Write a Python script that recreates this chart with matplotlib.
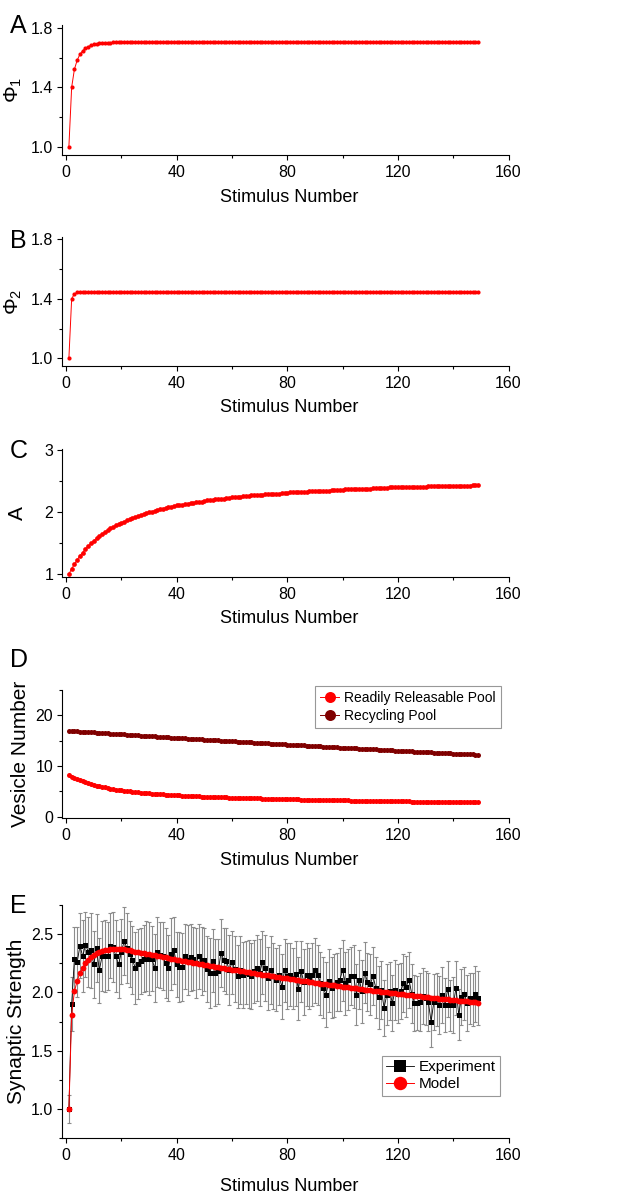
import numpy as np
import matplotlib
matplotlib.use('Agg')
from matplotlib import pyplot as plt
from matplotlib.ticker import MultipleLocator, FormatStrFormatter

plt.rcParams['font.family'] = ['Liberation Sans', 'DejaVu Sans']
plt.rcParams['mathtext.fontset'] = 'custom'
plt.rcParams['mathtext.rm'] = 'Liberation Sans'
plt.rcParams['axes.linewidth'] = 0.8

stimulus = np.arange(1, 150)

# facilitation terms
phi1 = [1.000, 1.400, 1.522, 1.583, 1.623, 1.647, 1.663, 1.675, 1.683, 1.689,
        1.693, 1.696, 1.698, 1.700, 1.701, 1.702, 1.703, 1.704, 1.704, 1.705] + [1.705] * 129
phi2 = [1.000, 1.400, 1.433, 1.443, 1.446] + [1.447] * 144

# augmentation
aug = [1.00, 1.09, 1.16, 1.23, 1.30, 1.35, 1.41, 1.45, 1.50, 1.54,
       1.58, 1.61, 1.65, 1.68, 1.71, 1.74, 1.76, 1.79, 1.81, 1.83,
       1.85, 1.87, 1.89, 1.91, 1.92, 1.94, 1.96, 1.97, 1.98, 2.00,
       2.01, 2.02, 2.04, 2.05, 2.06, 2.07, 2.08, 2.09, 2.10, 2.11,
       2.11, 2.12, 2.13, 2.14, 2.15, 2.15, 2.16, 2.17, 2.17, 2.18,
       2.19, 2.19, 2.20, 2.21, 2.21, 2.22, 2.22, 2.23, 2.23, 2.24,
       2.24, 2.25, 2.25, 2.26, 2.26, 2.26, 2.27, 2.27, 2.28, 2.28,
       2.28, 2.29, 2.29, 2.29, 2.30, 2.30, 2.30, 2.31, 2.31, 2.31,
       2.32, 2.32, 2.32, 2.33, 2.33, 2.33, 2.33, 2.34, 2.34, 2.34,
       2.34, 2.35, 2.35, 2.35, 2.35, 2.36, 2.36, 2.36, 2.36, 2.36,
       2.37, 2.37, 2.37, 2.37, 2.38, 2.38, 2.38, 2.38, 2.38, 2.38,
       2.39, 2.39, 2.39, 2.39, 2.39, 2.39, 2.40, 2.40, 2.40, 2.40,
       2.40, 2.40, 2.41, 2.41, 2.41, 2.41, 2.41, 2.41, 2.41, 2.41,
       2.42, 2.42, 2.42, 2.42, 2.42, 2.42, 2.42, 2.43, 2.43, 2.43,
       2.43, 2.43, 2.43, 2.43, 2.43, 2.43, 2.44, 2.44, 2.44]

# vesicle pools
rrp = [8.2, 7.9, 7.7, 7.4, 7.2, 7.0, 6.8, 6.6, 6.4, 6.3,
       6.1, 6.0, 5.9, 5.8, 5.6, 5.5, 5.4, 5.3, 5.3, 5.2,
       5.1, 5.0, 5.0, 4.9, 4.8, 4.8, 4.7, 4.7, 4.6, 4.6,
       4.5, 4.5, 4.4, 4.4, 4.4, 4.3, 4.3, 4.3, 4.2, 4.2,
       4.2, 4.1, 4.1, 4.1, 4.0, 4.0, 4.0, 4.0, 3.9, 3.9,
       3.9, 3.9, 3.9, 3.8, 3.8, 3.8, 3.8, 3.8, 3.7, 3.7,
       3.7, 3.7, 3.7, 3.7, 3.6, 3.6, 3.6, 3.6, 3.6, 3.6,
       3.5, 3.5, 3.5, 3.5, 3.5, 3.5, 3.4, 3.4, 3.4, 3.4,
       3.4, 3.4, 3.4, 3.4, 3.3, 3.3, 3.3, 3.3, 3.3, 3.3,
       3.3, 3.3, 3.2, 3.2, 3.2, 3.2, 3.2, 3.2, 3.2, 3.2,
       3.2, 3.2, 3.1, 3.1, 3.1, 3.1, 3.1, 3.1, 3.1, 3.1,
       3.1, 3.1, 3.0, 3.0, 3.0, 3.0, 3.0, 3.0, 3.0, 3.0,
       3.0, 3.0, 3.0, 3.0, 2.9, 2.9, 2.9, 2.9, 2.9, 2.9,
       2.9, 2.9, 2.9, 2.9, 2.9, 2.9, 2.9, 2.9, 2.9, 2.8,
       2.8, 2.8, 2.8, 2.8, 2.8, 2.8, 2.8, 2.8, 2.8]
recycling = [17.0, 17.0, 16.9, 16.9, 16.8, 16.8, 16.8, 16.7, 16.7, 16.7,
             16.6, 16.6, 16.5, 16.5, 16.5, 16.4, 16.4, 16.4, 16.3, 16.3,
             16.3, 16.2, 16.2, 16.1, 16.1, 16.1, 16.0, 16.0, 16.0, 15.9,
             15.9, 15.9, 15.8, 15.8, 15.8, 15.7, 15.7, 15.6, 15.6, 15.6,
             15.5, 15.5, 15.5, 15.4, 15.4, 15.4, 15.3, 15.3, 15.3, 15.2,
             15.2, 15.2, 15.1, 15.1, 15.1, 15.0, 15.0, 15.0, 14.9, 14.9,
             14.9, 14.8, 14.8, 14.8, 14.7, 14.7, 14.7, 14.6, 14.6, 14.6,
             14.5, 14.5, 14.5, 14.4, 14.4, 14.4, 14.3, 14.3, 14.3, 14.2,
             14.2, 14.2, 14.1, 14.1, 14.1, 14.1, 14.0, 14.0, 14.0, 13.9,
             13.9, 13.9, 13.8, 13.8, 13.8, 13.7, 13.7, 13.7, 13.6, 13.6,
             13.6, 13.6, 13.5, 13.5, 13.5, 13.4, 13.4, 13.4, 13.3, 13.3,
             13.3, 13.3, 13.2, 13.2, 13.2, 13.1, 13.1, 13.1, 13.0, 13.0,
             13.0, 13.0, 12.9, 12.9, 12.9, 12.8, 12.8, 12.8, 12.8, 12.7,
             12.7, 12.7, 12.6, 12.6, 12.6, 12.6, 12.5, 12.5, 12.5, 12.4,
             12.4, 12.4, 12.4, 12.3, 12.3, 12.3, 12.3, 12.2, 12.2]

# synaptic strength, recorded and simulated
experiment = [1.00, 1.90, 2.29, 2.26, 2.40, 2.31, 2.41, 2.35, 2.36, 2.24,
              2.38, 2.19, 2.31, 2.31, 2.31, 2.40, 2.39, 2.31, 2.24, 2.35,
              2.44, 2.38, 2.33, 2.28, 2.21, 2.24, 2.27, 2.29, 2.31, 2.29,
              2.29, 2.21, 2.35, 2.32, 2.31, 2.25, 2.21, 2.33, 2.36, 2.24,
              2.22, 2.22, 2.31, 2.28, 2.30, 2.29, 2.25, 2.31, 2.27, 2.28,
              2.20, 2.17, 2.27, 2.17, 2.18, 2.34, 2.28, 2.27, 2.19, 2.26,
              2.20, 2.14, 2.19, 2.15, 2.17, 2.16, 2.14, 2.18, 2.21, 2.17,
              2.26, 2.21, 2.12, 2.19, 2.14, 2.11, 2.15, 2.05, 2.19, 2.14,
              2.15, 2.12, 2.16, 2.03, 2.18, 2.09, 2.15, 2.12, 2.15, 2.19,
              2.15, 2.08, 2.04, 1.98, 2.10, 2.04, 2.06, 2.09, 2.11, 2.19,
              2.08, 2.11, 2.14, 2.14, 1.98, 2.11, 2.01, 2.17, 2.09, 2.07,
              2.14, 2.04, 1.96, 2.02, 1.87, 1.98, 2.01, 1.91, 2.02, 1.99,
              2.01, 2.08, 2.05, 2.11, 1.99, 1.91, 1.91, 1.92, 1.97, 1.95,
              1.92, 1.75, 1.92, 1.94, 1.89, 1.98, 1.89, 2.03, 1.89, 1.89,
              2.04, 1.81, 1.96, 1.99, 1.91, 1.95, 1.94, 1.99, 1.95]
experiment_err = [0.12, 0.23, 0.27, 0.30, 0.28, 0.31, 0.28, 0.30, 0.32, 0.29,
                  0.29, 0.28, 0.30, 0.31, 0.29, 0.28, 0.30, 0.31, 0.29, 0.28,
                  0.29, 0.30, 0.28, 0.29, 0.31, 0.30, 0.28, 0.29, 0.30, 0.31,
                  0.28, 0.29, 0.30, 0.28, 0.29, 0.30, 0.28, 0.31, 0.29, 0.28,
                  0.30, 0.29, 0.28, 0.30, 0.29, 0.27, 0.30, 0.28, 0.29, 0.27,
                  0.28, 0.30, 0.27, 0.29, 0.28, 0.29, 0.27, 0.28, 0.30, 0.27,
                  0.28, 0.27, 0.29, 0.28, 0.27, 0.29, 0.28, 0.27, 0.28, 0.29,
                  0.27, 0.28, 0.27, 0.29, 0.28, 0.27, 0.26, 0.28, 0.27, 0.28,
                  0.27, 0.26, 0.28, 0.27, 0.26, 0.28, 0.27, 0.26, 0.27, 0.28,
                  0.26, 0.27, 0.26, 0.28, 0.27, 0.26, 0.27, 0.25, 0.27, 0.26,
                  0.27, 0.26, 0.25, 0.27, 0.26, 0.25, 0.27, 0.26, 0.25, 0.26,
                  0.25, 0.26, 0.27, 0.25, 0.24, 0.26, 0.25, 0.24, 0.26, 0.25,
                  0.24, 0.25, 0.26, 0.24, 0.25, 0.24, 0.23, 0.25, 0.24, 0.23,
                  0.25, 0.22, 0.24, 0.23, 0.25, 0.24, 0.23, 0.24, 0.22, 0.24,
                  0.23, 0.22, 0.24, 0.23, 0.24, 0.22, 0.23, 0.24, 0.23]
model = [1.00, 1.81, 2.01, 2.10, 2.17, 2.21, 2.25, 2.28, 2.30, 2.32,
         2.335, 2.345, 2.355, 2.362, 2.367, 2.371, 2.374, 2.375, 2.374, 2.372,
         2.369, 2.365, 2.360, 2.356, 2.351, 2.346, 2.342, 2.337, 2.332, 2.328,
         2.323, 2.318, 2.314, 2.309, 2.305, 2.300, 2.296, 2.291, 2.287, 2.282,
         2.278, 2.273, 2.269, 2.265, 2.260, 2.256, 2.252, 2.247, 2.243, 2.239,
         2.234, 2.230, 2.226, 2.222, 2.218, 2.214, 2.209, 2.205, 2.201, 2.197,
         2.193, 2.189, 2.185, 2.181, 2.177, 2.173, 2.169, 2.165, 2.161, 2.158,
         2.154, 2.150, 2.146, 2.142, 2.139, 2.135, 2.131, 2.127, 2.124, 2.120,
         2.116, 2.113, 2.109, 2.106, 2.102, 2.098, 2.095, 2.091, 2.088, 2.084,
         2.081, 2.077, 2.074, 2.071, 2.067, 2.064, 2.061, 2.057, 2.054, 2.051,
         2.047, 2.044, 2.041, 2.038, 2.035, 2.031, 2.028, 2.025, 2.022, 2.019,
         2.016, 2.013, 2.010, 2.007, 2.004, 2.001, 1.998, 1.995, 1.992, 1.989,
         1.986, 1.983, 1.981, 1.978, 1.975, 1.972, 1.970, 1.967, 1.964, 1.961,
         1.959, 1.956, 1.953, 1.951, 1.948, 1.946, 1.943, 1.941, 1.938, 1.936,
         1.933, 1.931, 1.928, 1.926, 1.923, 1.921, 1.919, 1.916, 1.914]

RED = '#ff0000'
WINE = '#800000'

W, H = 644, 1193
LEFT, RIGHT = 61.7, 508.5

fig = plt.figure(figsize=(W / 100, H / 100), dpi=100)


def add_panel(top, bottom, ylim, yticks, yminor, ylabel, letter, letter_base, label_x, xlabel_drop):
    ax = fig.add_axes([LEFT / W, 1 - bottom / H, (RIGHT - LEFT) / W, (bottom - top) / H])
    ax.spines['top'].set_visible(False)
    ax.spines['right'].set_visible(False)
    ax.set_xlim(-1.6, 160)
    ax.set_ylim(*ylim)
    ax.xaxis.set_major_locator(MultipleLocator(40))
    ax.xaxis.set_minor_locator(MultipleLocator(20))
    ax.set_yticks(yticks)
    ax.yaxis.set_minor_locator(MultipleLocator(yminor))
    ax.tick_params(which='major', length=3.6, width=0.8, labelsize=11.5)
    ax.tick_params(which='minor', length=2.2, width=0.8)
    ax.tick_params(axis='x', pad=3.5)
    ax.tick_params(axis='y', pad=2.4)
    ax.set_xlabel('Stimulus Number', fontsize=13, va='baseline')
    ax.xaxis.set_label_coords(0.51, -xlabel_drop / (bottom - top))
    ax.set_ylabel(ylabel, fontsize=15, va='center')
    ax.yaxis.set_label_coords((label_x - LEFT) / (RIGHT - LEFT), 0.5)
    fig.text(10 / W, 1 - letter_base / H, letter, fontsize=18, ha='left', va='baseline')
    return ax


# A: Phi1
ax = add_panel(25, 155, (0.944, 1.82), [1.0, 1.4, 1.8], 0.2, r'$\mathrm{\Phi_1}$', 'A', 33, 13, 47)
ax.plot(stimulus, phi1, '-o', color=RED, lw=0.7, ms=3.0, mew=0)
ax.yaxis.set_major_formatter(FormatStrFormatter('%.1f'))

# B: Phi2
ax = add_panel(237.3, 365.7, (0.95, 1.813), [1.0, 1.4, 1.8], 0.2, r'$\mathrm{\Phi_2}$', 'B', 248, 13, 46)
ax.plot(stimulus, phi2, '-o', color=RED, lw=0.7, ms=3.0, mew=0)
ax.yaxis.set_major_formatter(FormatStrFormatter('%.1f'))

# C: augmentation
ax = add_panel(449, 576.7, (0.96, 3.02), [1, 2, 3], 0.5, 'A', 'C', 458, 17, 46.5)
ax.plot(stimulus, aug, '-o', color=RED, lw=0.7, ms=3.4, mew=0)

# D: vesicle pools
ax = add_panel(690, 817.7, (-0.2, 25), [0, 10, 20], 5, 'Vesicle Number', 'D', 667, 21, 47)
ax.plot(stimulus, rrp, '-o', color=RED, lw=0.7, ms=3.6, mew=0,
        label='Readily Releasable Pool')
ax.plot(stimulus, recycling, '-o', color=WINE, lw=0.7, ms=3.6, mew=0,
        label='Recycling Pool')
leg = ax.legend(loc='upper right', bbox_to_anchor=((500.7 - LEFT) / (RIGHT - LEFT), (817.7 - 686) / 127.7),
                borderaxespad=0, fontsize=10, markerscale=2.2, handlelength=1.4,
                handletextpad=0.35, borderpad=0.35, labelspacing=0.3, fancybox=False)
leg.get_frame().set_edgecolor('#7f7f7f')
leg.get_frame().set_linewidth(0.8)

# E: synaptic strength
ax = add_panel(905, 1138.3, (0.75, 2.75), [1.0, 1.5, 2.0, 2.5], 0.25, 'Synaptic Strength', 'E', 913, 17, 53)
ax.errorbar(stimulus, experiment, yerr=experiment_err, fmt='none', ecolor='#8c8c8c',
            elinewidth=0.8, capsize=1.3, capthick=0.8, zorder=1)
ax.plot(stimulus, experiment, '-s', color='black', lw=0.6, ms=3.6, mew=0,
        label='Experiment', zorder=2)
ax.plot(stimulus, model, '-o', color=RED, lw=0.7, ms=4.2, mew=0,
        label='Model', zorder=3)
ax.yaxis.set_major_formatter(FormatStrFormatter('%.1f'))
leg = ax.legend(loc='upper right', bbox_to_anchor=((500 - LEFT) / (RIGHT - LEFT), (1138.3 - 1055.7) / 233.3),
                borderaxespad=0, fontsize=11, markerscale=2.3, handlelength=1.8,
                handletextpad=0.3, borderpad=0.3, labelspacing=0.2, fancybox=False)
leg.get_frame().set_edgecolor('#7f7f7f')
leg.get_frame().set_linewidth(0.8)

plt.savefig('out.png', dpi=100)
....
* OBJECTIVE *
Write out an exact copy of the listing, first line through the line containing "phi2 = [1.000, 1.400, 1.433, 1.443, 1.446]", with the pictures left out.

* RESPONSE TO THE EXERCISE *
Write a Python script that recreates this chart with matplotlib.
import numpy as np
import matplotlib
matplotlib.use('Agg')
from matplotlib import pyplot as plt
from matplotlib.ticker import MultipleLocator, FormatStrFormatter

plt.rcParams['font.family'] = ['Liberation Sans', 'DejaVu Sans']
plt.rcParams['mathtext.fontset'] = 'custom'
plt.rcParams['mathtext.rm'] = 'Liberation Sans'
plt.rcParams['axes.linewidth'] = 0.8

stimulus = np.arange(1, 150)

# facilitation terms
phi1 = [1.000, 1.400, 1.522, 1.583, 1.623, 1.647, 1.663, 1.675, 1.683, 1.689,
        1.693, 1.696, 1.698, 1.700, 1.701, 1.702, 1.703, 1.704, 1.704, 1.705] + [1.705] * 129
phi2 = [1.000, 1.400, 1.433, 1.443, 1.446] + [1.447] * 144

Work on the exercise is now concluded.